For Malaysia's entrepreneurial community, particularly small businesses and first-time founders lacking political networks, Anwar's stance offers cautious optimism. If implemented genuinely, stricter scrutiny of support letters and merit-based lending criteria could expand capital access for worthy ventures currently disadvantaged by connection-dependent systems. This would enhance allocative efficiency across the economy and potentially accelerate innovation and job creation in underexploited sectors. However, sustained pressure on implementing agencies will prove essential; institutional inertia tends to preserve established patronage networks unless external pressure remains constant.

The regional dimension also merits consideration. Throughout Southeast Asia, support letters and similar patronage mechanisms constitute widespread challenges to economic competitiveness and institutional legitimacy. Thailand, Indonesia, and the Philippines all grapple with analogous problems in their state-linked finance sectors. Malaysia's high-profile attempt to constrain this practice could either establish a model for regional institutional reform or highlight the structural difficulties of dismantling entrenched networks. Success would demonstrate that even deeply embedded patronage systems can be challenged through sustained political will and institutional redesign, offering lessons for neighboring economies confronting similar challenges.
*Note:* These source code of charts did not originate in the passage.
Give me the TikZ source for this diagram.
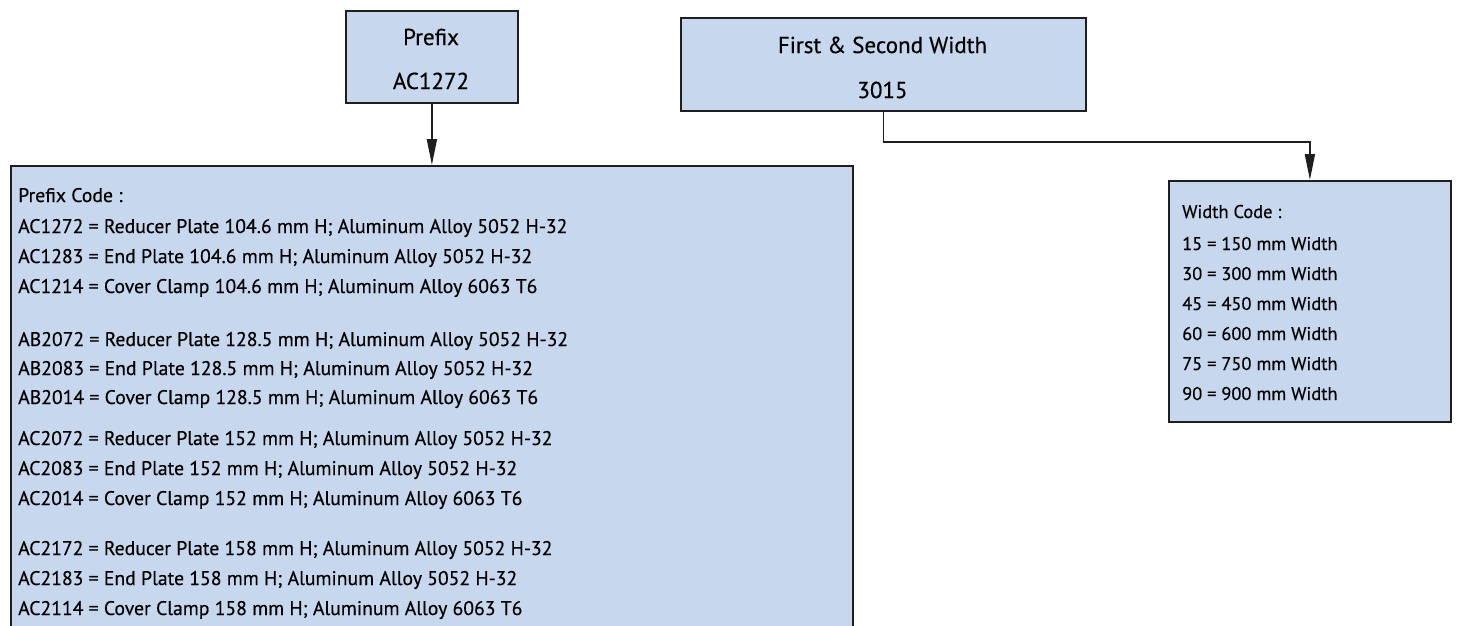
\documentclass[tikz,border=0pt]{standalone}
\usepackage{fontspec}
\setmainfont{PT Sans}[FakeBold=0.4]
\usetikzlibrary{arrows.meta}
\definecolor{boxfill}{RGB}{199,215,237}
\definecolor{boxline}{RGB}{30,30,30}
\begin{document}
\begin{tikzpicture}[x=1pt,y=-1pt,
  box/.style={draw=boxline, line width=1.8pt, fill=boxfill, inner sep=0pt, anchor=north west},
  conn/.style={line width=1.8pt, draw=boxline, -{Triangle[length=26pt,width=10pt]}},
  title/.style={anchor=base, inner sep=0pt, font=\fontsize{23}{26}\selectfont},
  codetxt/.style={anchor=base west, inner sep=0pt, font=\fontsize{19.7}{22}\selectfont},
  wtxt/.style={anchor=base west, inner sep=0pt, font=\fontsize{18.4}{21}\selectfont}]
\useasboundingbox (0,0) rectangle (1462,625);
\clip (0,0) rectangle (1462,625);
\fill[white] (0,0) rectangle (1462,625);

% top boxes
\node[box, minimum width=172pt, minimum height=92pt] (prefix) at (345,10) {};
\node[title] (prefixT) at (431,45) {Prefix};
\node[title] (prefixV) at (431,89) {AC1272};

\node[box, minimum width=405pt, minimum height=93pt] (first) at (680,17) {};
\node[title] (firstT) at (882.5,53) {First \& Second Width};
\node[title] (firstV) at (882.5,98) {3015};

% code boxes
\node[box, minimum width=842pt, minimum height=500pt] (codes) at (10,165) {};
\node[box, minimum width=282pt, minimum height=241pt] (wcodes) at (1168,180) {};

% connectors
\draw[conn] (prefix.south) -- (codes.north);
\draw[conn] (first.south) -- ++(0,30) -| (wcodes.north);

% prefix codes
\node[codetxt] (c0) at (18,202) {Prefix Code :};
\node[codetxt] (c1) at (18,233) {AC1272 = Reducer Plate 104.6 mm H; Aluminum Alloy 5052 H-32};
\node[codetxt] (c2) at (18,263) {AC1283 = End Plate 104.6 mm H; Aluminum Alloy 5052 H-32};
\node[codetxt] (c3) at (18,293) {AC1214 = Cover Clamp 104.6 mm H; Aluminum Alloy 6063 T6};
\node[codetxt] (c4) at (18,346) {AB2072 = Reducer Plate 128.5 mm H; Aluminum Alloy 5052 H-32};
\node[codetxt] (c5) at (18,375) {AB2083 = End Plate 128.5 mm H; Aluminum Alloy 5052 H-32};
\node[codetxt] (c6) at (18,404) {AB2014 = Cover Clamp 128.5 mm H; Aluminum Alloy 6063 T6};
\node[codetxt] (c7) at (18,445) {AC2072 = Reducer Plate 152 mm H; Aluminum Alloy 5052 H-32};
\node[codetxt] (c8) at (18,475) {AC2083 = End Plate 152 mm H; Aluminum Alloy 5052 H-32};
\node[codetxt] (c9) at (18,505) {AC2014 = Cover Clamp 152 mm H; Aluminum Alloy 6063 T6};
\node[codetxt] (c10) at (18,555) {AC2172 = Reducer Plate 158 mm H; Aluminum Alloy 5052 H-32};
\node[codetxt] (c11) at (18,585) {AC2183 = End Plate 158 mm H; Aluminum Alloy 5052 H-32};
\node[codetxt] (c12) at (18,615) {AC2114 = Cover Clamp 158 mm H; Aluminum Alloy 6063 T6};

% width codes
\node[wtxt] (w0) at (1182,218) {Width Code :};
\node[wtxt] (w1) at (1182,250) {15 = 150 mm Width};
\node[wtxt] (w2) at (1182,280) {30 = 300 mm Width};
\node[wtxt] (w3) at (1182,310) {45 = 450 mm Width};
\node[wtxt] (w4) at (1182,340) {60 = 600 mm Width};
\node[wtxt] (w5) at (1182,370) {75 = 750 mm Width};
\node[wtxt] (w6) at (1182,400) {90 = 900 mm Width};
\end{tikzpicture}
\end{document}
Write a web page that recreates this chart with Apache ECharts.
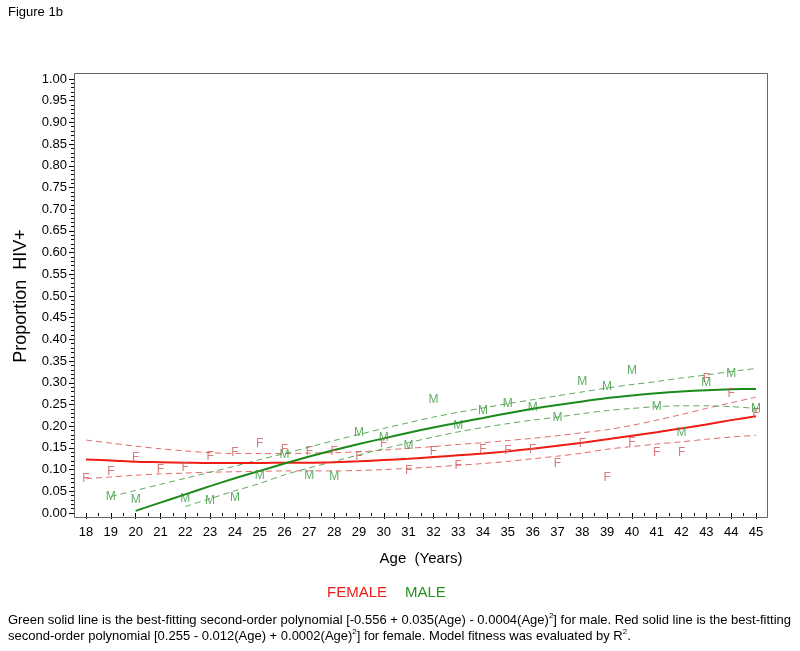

The coming months will reveal whether Anwar's declaration translates into measurable policy changes. Indicators would include new guidelines for state-linked lenders, published assessments of support letter usage patterns, training programs emphasizing merit-based criteria, and enforcement action against egregious abuses. Without such concrete steps, the declaration risks being absorbed into Malaysia's familiar pattern of anti-corruption rhetoric that generates limited operational change. The true measure of Anwar's commitment will lie not in the forcefulness of his language but in the persistence of institutional pressure to make support letters genuinely superfluous to lending decisions.